The town is getting nearer, and she can’t see a way to ski away from it. The mountain is turning into foothills now. She remembers another saying: first there is a mountain, then there is no mountain, then there is a mountain. The town looms up at her now, and she can see individual, grim houses. She can see cars, filthy with grease, steaming down narrow roads. And people, hunched, pushing grubby wagons. She can see, somehow, that the wagons are full of scrap.
She very much doesn’t want to go towards the town, but she finds she cannot stop. Almost the skis have a mind of their own, racing eagerly towards the town, towards –
– towards the road.
* * *
She is skiing towards a road, and she cannot stop. She tries to brake, to twist the skis to one side, even to make herself fall: nothing works. She is skiing towards a road and she cannot stop.
* * *
She flies, improbably, into the air, like a brave stunt girl attempting an insane jump. But there is nowhere to jump to.
First there is a mountain.
A truck hits her first, side on, so she is only thrown across the road. Then she is hit again, by a car coming the other way, and this time she slides underneath it
.
Then there is no mountain.
When she wakes up, she cannot move. She tries to move her arms, then her legs. Nothing works. Nothing seems to be there. Nothing is there.
Then there is a mountain.
When she wakes up again, there are doctors around the bed. She assumes they are doctors, anyway, because they have white coats and glasses and clipboards, and they are smiling. Clearly they are all top-flight medical professionals who have come to tell her the good news.

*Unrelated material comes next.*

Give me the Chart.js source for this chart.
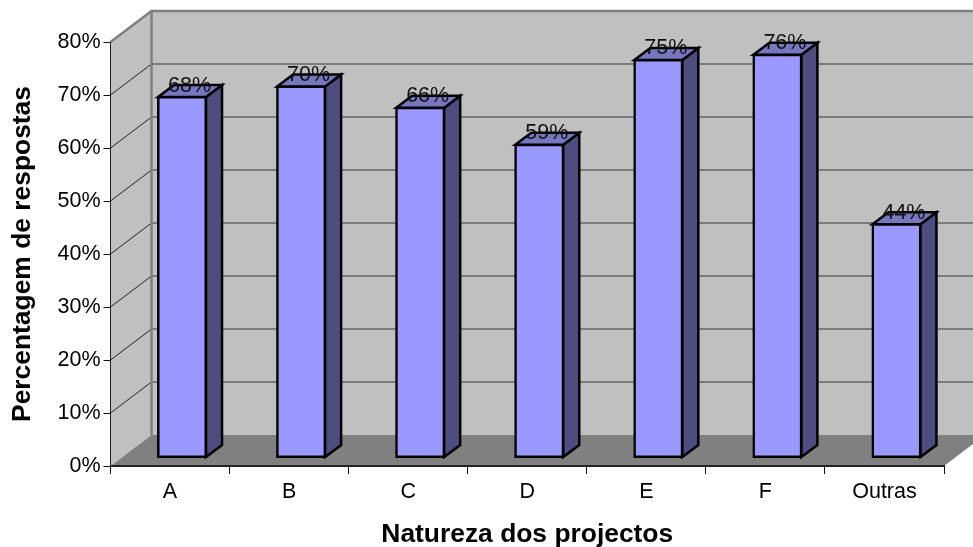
<!DOCTYPE html>
<html>
<head>
<meta charset="utf-8">
<script src="https://cdn.jsdelivr.net/npm/chart.js@4/dist/chart.umd.min.js"></script>
<style>
  html, body { margin: 0; padding: 0; background: #fff; overflow: hidden; }
  canvas { display: block; }
</style>
</head>
<body>
<canvas id="myChart" width="973" height="547"></canvas>
<script>
const categories = ["A", "B", "C", "D", "E", "F", "Outras"];
const respostas = [68, 70, 66, 59, 75, 76, 44];
const yTicks = [0, 10, 20, 30, 40, 50, 60, 70, 80];

const FONT = "'Liberation Sans', Arial, sans-serif";
// how far the back wall sits from the front of the plot
const wallDx = 41, wallDy = -31;
// where the bars stand on the floor, and how deep they are
const barDx = 12, barDy = -8.5, sideDx = 16, sideDy = -12;

function poly(ctx, pts, fill, stroke, lw) {
  ctx.beginPath();
  pts.forEach((p, i) => i ? ctx.lineTo(p[0], p[1]) : ctx.moveTo(p[0], p[1]));
  ctx.closePath();
  if (fill) { ctx.fillStyle = fill; ctx.fill(); }
  if (stroke) { ctx.strokeStyle = stroke; ctx.lineWidth = lw; ctx.lineJoin = "miter"; ctx.stroke(); }
}

const walls = {
  id: "walls",
  beforeDraw(chart) {
    const { ctx, chartArea: a, scales: { y } } = chart;
    ctx.save();
    // back wall and side wall
    poly(ctx, [[a.left + wallDx, a.top + wallDy], [a.right + wallDx, a.top + wallDy], [a.right + wallDx, a.bottom + wallDy], [a.left + wallDx, a.bottom + wallDy]], "#C0C0C0");
    poly(ctx, [[a.left, a.top], [a.left + wallDx, a.top + wallDy], [a.left + wallDx, a.bottom + wallDy], [a.left, a.bottom]], "#C0C0C0");
    // gridlines on both walls
    yTicks.forEach((t) => {
      const py = y.getPixelForValue(t);
      if (t > 0 && t < 80) {
        ctx.strokeStyle = "#666666";
        ctx.lineWidth = 1.5;
        ctx.beginPath();
        ctx.moveTo(a.left + wallDx, py + wallDy);
        ctx.lineTo(a.right + wallDx, py + wallDy);
        ctx.stroke();
        ctx.strokeStyle = "#222222";
        ctx.lineWidth = 1;
        ctx.beginPath();
        ctx.moveTo(a.left, py);
        ctx.lineTo(a.left + wallDx, py + wallDy);
        ctx.stroke();
      }
    });
    // wall edges
    ctx.strokeStyle = "#808080";
    ctx.lineWidth = 2.5;
    ctx.beginPath();
    ctx.moveTo(a.left, a.top);
    ctx.lineTo(a.left + wallDx, a.top + wallDy);
    ctx.lineTo(a.right + wallDx, a.top + wallDy);
    ctx.moveTo(a.left + wallDx, a.top + wallDy);
    ctx.lineTo(a.left + wallDx, a.bottom + wallDy);
    ctx.stroke();
    // floor
    poly(ctx, [[a.left, a.bottom], [a.left + wallDx, a.bottom + wallDy], [a.right + wallDx, a.bottom + wallDy], [a.right, a.bottom]], "#808080");
    ctx.restore();
  },
  beforeDatasetsDraw(chart) {
    const { ctx } = chart;
    ctx.save();
    chart.getDatasetMeta(0).data.forEach((bar) => {
      const l = bar.x - bar.width / 2 + barDx, r = bar.x + bar.width / 2 + barDx;
      const t = bar.y + barDy, b = bar.base + barDy;
      poly(ctx, [[r, t], [r + sideDx, t + sideDy], [r + sideDx, b + sideDy], [r, b]], "#4D4D80", "#000", 2.5);
      poly(ctx, [[l, t], [l + sideDx, t + sideDy], [r + sideDx, t + sideDy], [r, t]], "#7777BF", "#000", 2.5);
    });
    ctx.restore();
    ctx.save();
    ctx.translate(barDx, barDy);
  },
  afterDatasetsDraw(chart) {
    const { ctx } = chart;
    ctx.restore();
    ctx.save();
    ctx.fillStyle = "#111111";
    ctx.font = "21.5px " + FONT;
    ctx.textAlign = "center";
    ctx.textBaseline = "middle";
    chart.getDatasetMeta(0).data.forEach((bar, i) => {
      ctx.fillText(respostas[i] + "%", bar.x + 19.5, bar.y - 20);
    });
    ctx.restore();
  }
};

new Chart(document.getElementById("myChart").getContext("2d"), {
  type: "bar",
  data: {
    labels: categories,
    datasets: [{
      data: respostas,
      backgroundColor: "#9999FF",
      borderColor: "#000000",
      borderWidth: 2.5,
      borderSkipped: false,
      inflateAmount: 1,
      barPercentage: 0.403,
      categoryPercentage: 1,
      clip: false
    }]
  },
  options: {
    responsive: false,
    animation: false,
    layout: { padding: { top: 42, right: 29, left: 0, bottom: 0 } },
    plugins: { legend: { display: false }, tooltip: { enabled: false } },
    scales: {
      x: {
        afterFit(s) { s.height = 81; },
        grid: { drawOnChartArea: false, color: "#111", tickLength: 8, tickWidth: 1 },
        border: { color: "#222", width: 2 },
        ticks: { color: "#000", font: { family: FONT, size: 21.5 }, padding: 5, maxRotation: 0 },
        title: { display: true, text: "Natureza dos projectos", color: "#000", font: { family: FONT, size: 26.4, weight: "bold", lineHeight: 1 }, padding: { top: 0, bottom: -1 } }
      },
      y: {
        min: 0,
        max: 80,
        afterFit(s) { s.width = 110.5; },
        afterBuildTicks(s) { s.ticks = yTicks.map((v) => ({ value: v })); },
        grid: { drawOnChartArea: false, color: "#111", tickLength: 7, tickWidth: 1 },
        border: { color: "#222", width: 1 },
        ticks: { color: "#000", font: { family: FONT, size: 21.5 }, padding: 3, callback: (v) => v + "%" },
        title: { display: true, text: "Percentagem de respostas", color: "#000", font: { family: FONT, size: 26.4, weight: "bold", lineHeight: 1 }, padding: { top: 10, bottom: 0 } }
      }
    }
  },
  plugins: [walls]
});
</script>
</body>
</html>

“You have made a complete recovery,” one of them will say.
“In some ways, you are fitter than before,” another will add.
“Your teammates are insistent that you join them in training immediately,” says a third.
* * *
None of these things happen. Instead, the doctors – who are, for reasons she never quite understands, not really doctors, but some kind of scientists – explain to her that, against all odds, she has survived her accident, which they insist on referring to as “the realistic simulation”. It seems that her mind was correct about the dream and she had not been skiing at all, but – she can just remember now, underneath the pain and the fear – testing out a new and, yes, realistic training program for the forthcoming games. She was an expert skier who believed herself to be at the very top of her ability, but there were those in the government who felt that this was not enough, to be at the top of her ability, and that she could do better.
As a consequence, normal training was not enough for her, and she was placed in machine simulations, which replicated part of her training with computer-generated imagery, and part with physically demanding recreations of actual movement. This had the edge over other simulations in that it gave the mind the illusion that it was skiing and as a consequence ensured that the body had no outside distractions. As far as mind or body were concerned, they were skiing down a mountain.